Comment by vessenes

6 days ago

okay hold my beer. both claude and codex running now.

EDIT: both agents took about 20 minutes. I used that exact prompt in a clean directory for each, and then said "deploy to netlify" - so a total of two prompts.

Codex: https://astounding-bavarois-27b5a2.netlify.app

Claude: http://strong-hotteok-91dfb0.netlify.app

Netlify is having trouble claiming the Claude project, so if you need a password it's "My-Drop-Site"

FYI, Claude rated itself 7.7/10 for fun, and Codex 98/100 during the fun test loop. As you'll see if you poke at them, Claude needs a physics bug fix round. But I think these both did about what I would have expected.

Nice, very retro (looking at the codex one)!

Claude one doesn't really work (collision detection was the problem I had before too), but fairly close.

Yes when I tried previously I had a few gameplay issues in frogger and I couldn't manage to one-shot this sort of thing at the time (a year ago), so last year definitely saw some good progress at this sort of thing. The asteroids game I was very happy with though, had a very cool retro feel and was wireframe only. Wasn't so keen on the code produced as it had a patchwork feel to it.

  • To your point, I didn't even look at the code.. :) Okay, I looked at the codex code. it's super reasonable -- separation of concerns, operating on a state model, it's not over designed. I did not hate it. I also noted that codex put in a CRT simulator loop which is a nice touch.

    I think a year ago this would have taken a lot of back and forth and arguing; to me that's kind of the point of Simon's article -- a lot more just 'works' now.

    • Sorry I meant the code a year ago - it took a bit more hand-holding at that point and it was a mishmash of different things, but I feel it’s just slightly easier now - still similar. Haven’t looked into this one just had a quick play. Thanks for trying it out!
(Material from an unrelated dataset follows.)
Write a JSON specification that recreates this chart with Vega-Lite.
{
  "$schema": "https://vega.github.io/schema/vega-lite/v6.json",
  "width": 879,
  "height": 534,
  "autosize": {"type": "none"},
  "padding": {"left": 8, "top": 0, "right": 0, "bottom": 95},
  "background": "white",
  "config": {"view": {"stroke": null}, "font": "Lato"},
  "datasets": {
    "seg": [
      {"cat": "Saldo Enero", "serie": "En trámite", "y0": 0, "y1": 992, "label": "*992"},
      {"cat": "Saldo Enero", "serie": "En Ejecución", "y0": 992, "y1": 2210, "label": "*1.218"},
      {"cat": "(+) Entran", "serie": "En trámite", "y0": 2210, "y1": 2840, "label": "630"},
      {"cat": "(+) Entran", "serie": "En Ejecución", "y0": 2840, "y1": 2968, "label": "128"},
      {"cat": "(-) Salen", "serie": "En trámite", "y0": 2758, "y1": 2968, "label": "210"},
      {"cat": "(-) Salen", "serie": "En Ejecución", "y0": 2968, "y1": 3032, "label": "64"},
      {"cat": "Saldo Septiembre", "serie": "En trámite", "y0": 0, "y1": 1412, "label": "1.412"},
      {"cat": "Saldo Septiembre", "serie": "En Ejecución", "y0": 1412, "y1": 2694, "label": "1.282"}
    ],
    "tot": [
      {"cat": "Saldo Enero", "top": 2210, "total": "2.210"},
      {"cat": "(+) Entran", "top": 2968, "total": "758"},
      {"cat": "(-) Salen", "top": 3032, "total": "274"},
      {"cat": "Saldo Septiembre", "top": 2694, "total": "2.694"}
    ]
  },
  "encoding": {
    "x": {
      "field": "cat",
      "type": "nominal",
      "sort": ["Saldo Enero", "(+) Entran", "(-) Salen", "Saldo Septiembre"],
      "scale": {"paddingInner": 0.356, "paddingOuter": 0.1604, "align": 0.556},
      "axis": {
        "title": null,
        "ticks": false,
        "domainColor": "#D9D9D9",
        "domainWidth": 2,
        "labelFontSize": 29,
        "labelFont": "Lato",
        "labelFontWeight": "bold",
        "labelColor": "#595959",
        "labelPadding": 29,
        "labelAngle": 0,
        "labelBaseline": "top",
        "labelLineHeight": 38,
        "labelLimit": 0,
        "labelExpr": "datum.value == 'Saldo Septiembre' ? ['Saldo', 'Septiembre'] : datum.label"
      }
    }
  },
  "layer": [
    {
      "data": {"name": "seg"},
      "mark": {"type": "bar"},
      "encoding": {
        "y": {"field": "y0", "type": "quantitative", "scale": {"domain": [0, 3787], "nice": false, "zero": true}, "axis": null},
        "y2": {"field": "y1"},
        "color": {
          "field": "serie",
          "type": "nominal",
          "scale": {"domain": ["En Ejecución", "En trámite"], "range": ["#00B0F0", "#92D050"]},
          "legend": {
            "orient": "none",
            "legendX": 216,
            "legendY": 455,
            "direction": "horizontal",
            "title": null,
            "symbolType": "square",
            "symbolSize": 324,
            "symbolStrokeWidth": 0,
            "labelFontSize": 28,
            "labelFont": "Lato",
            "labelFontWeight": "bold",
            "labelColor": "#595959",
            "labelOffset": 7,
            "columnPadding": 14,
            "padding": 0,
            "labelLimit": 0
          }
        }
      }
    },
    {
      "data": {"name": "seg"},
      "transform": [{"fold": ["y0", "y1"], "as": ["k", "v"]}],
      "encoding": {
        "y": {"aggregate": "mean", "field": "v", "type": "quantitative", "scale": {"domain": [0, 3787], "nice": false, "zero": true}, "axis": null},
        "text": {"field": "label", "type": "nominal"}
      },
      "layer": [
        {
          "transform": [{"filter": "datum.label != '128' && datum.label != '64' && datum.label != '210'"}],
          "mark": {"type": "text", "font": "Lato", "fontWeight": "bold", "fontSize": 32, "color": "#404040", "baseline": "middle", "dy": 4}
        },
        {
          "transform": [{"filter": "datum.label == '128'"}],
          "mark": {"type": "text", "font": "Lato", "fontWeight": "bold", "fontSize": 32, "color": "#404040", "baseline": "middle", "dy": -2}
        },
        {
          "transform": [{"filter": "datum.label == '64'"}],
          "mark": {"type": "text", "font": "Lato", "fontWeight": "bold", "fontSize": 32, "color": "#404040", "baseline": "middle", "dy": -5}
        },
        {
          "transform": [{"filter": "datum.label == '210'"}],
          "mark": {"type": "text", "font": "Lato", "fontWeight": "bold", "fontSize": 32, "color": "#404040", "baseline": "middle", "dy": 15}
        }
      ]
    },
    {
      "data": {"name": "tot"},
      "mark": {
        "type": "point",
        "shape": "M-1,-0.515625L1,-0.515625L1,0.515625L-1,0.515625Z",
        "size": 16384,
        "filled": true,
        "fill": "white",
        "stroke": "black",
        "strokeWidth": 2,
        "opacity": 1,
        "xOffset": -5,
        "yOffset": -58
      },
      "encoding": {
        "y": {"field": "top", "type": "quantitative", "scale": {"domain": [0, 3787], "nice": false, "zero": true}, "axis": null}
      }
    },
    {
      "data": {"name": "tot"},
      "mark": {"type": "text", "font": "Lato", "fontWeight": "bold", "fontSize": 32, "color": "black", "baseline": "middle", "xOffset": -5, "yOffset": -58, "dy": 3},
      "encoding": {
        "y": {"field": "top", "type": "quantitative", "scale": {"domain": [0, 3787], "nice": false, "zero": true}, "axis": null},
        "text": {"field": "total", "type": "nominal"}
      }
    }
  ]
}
      I think his article is for the last 6 months - my feeling is progress with LLMs has stalled recently and generated code still has problems with accuracy and coherence and subtle bugs, but everyone has a different experience.

      1 reply →

Frogger is kind of too well known such that there is ample training data for building that specific game.
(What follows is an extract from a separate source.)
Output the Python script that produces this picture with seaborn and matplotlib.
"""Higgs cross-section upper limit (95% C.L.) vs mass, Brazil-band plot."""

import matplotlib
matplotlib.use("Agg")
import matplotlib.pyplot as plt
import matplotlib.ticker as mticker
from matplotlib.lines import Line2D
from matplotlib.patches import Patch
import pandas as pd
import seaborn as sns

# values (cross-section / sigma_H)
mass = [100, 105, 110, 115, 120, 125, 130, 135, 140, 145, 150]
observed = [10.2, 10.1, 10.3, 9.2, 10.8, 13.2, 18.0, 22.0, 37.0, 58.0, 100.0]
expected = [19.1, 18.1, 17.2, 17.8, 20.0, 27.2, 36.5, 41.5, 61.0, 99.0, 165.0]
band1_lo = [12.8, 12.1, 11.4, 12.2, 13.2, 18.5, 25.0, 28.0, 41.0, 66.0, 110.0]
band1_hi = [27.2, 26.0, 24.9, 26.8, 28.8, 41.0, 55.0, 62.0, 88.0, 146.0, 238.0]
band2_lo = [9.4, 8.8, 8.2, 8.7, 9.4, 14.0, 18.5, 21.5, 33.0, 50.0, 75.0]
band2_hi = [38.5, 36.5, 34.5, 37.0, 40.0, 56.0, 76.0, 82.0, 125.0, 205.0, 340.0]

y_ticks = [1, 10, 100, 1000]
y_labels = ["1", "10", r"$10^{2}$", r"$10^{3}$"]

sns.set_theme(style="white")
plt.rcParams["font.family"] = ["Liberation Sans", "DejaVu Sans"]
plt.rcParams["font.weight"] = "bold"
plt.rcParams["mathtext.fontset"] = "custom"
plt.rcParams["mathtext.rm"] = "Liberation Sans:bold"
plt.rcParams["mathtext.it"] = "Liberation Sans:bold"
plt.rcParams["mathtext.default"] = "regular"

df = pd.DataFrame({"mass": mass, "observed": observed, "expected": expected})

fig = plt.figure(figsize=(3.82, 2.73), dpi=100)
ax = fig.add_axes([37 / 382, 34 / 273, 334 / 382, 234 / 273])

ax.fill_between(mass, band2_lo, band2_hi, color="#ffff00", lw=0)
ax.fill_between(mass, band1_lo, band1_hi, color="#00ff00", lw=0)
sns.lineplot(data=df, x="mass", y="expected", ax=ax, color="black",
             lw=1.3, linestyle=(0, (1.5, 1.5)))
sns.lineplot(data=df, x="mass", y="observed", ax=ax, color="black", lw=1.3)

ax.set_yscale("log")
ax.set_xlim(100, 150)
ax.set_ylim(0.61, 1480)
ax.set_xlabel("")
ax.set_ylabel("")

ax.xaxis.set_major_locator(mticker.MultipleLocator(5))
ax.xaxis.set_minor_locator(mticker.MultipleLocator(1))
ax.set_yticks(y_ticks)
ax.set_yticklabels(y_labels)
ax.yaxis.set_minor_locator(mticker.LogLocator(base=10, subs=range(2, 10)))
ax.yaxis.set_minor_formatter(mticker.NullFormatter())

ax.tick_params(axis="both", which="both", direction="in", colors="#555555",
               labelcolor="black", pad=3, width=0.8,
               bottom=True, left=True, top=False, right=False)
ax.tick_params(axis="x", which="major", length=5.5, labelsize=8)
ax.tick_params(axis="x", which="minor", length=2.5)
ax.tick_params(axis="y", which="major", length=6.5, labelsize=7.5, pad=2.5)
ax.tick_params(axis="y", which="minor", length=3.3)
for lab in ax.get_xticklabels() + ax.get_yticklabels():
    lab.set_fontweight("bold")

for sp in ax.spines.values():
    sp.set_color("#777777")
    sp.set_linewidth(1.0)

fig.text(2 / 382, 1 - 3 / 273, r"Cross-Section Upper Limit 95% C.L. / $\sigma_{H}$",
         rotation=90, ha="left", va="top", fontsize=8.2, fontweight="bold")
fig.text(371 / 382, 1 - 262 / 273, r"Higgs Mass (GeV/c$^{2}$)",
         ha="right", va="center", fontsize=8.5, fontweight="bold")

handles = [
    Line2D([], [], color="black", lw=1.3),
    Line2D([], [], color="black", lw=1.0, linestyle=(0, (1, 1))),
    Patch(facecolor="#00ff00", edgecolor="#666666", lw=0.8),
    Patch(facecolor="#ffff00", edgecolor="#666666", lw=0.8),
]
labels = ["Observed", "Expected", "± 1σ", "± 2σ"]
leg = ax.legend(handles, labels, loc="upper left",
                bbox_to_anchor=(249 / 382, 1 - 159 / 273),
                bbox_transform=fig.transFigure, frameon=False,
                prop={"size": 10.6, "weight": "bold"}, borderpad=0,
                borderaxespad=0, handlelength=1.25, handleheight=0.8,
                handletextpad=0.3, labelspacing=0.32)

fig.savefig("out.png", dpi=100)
The game I was thinking of is relatively obscure -> Panel de Pon

  • Yes I was surprised at the time that it failed so badly at Frogger, I think from memory it was colission detection it just couldn't get right, plus the positioning of various game elements as it has quite a lot going on (the examples above still have some problems with these things). I thought there would be open source examples out there in js/html but perhaps not so much for frogger.